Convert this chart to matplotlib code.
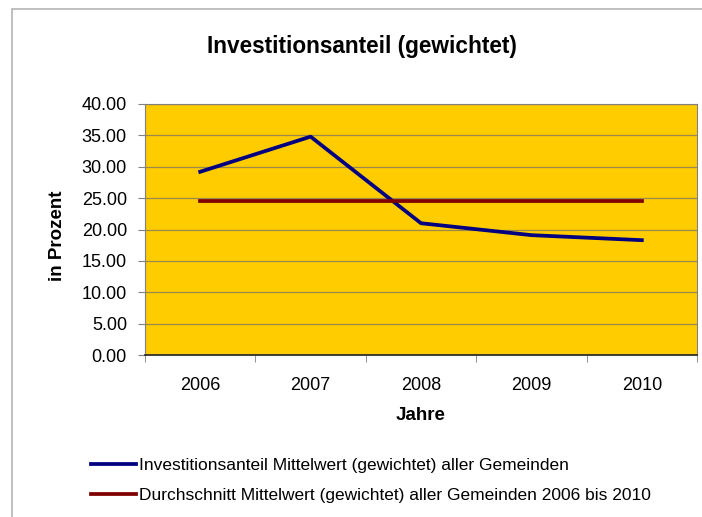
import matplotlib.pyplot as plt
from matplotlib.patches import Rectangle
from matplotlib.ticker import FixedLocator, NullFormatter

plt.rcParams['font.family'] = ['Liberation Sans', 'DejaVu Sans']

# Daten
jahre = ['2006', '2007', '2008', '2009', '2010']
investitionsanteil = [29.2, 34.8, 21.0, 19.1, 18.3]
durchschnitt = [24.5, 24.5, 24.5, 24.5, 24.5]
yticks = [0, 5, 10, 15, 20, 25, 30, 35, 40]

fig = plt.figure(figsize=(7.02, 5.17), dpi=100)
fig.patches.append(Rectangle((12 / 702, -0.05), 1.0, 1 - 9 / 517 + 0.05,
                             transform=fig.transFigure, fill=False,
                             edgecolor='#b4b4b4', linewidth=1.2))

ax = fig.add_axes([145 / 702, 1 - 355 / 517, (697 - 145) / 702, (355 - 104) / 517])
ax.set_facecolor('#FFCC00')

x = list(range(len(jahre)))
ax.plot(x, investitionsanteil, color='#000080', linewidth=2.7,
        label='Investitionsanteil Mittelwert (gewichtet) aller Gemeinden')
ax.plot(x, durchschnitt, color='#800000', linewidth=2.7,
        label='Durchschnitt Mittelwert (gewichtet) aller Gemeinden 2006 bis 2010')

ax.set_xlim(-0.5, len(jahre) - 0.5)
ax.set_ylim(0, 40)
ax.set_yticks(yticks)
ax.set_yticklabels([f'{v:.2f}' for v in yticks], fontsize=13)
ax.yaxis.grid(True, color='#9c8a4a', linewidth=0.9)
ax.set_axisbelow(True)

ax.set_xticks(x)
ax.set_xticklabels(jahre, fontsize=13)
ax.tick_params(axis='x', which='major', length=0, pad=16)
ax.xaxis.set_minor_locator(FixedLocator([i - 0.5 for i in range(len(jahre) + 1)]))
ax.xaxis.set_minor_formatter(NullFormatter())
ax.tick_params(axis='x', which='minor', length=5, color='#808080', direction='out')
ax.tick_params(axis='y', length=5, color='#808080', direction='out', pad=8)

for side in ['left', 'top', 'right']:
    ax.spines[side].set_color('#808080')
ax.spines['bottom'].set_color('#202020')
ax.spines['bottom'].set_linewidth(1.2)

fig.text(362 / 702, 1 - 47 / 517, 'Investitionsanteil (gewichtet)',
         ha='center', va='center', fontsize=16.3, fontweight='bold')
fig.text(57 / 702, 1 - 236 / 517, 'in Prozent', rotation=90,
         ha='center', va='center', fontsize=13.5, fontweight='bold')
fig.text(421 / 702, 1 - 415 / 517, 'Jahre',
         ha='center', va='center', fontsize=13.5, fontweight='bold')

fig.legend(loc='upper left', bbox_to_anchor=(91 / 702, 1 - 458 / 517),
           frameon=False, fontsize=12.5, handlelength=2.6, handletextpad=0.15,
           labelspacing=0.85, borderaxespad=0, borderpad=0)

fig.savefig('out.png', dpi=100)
——————
Instruction →
Look at the listing and set down only the lines from its start through the line with "ax.set_facecolor('#FFCC00')", word for word and without pictures.

Written solution →
Convert this chart to matplotlib code.
import matplotlib.pyplot as plt
from matplotlib.patches import Rectangle
from matplotlib.ticker import FixedLocator, NullFormatter

plt.rcParams['font.family'] = ['Liberation Sans', 'DejaVu Sans']

# Daten
jahre = ['2006', '2007', '2008', '2009', '2010']
investitionsanteil = [29.2, 34.8, 21.0, 19.1, 18.3]
durchschnitt = [24.5, 24.5, 24.5, 24.5, 24.5]
yticks = [0, 5, 10, 15, 20, 25, 30, 35, 40]

fig = plt.figure(figsize=(7.02, 5.17), dpi=100)
fig.patches.append(Rectangle((12 / 702, -0.05), 1.0, 1 - 9 / 517 + 0.05,
                             transform=fig.transFigure, fill=False,
                             edgecolor='#b4b4b4', linewidth=1.2))

ax = fig.add_axes([145 / 702, 1 - 355 / 517, (697 - 145) / 702, (355 - 104) / 517])
ax.set_facecolor('#FFCC00')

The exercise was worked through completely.